Chris Arnot 

Back pain?

Well you shouldn't have squeezed those teenage spots. Chris Arnot on an unexpected link between sciatica and acne
  
  


Acne and sciatica are rarely spoken about in the same breath. One is considered a curse of youth, the other of age. But scientists in Birmingham are now actively pursuing a connection between the two. The theory is that people who get acne might be predisposed to sciatica in later life, and the long-term consequences for many thousands of sciatica sufferers could be profound. Instead of their pain being simply contained by anti-inflammatory drugs, it could be treated by a course of antibiotics - tablets targeted at a bacteria called probionibacterium acnes.

As the second part of that name suggests, the bacteria has hitherto been found emblazoned on burning cheeks and foreheads. Its discovery lurking at the base of sciatic spines came about, as so often with medical breakthroughs, quite by chance and in an unlikely setting.

The department of pathology at the Queen Elizabeth hospital in Birmingham hardly looks like a building at the cutting edge of medical science. In fact, it looks like a wooden shack. Beyond its deceptively small exterior, though, it opens out, Tardis-like, into a labyrinth of shabby corridors. Down one of them is the office of Professor Tom Elliott, consultant microbiologist, director of clinical laboratory services and a world leader in research into catheter-related infections in hospital patients, together with his colleague, Dr Peter Lambert, reader in pharmaceutical sciences at Aston University.

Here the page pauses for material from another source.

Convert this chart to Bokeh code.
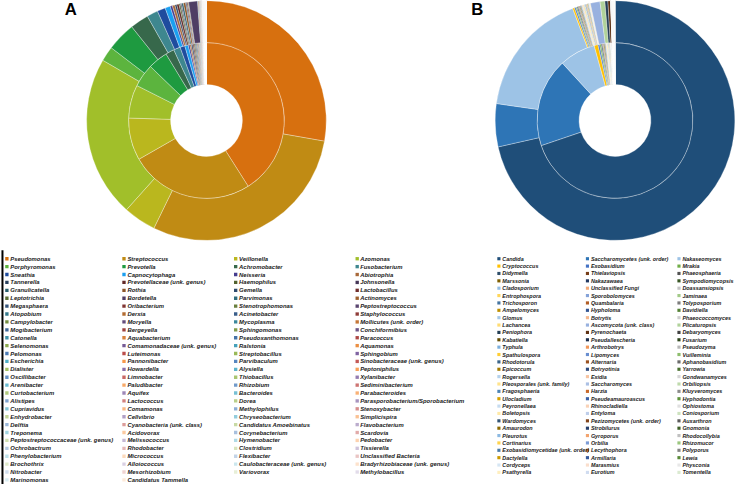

Eighteen months ago, the pair started developing blood tests to diagnose deep-seated infections in the spine. They needed a control group to provide a comparison with their own patients. Some 140 sciatica sufferers were duly supplied by Alistair Stirling, a surgeon at the nearby Royal Orthopaedic hospital. "We expected them to provide negative results," Elliott says. "But, to our astonishment, 50% proved positive. We thought there must have been a mistake. Some cross-reaction in the blood tests, perhaps. So we did them all again and got the same result. Was there an organism in there? Could it be true?"

Once again they prevailed on Stirling. This time he supplied tissue from his operations on patients with sciatica. "Nobody had ever cultured it before," El liott says. "We incubated the tissue on a plate and kept looking every day. Nothing. It was agonising. Normally something would show up after 48 hours, but I still had a suspicion something was there. I was prepared to wait three weeks if necessary. As it happened, it took seven days before pinpoint colonies of bacteria were spotted."

A eureka moment then?

"That came later when we carried out tests on tissue from another 36 patients and produced the same result."

Proof of the presence of the bacterium in the spine is one thing, but how did it get there in the first place? And what is the connection with acne?

"We know that people who are prone to sciatica can get initial attacks while in their 20s and 30s," says Elliott. "That could be as a result of a sporting injury sustained in the teens. Those with severe acne can all too easily scratch, squeeze or nick their spots, breaking small blood vessels and allowing organisms into the blood stream. The body has natural defence mechanisms to kill these foreign bodies. But some may manage to evade the defences. They're likely to see a damaged spine as a nice place to hide in and colonise."

Which would be all very well if the organisms simply laid low. Unfortunately, they have a habit of producing enzymes which can damage tissue around the infection. That may result in the disc becoming protruded and putting pressure on the nerve roots.

Since the Lancet published the results of their initial research, Elliott and Lambert have been inundated with emails, letters and phone calls from both sides of the Atlantic. The majority have come from specialists in back pain, none at all from dermatologists.

None the less, the next stage of the Birmingham scientists' project will be an epidemiological study into the unlikely link they've forged between skin and spine. Could any resulting antibiotic be helpful to those with acne as well as sufferers from sciatica?

Probably not, says Elliott. "The main emphasis of our work will continue to be on the disc rather than the face."

While we wait for further results, acne sufferers might do well to take note that squeezing those spots could be doing damage in the long term. And not just to your complexion.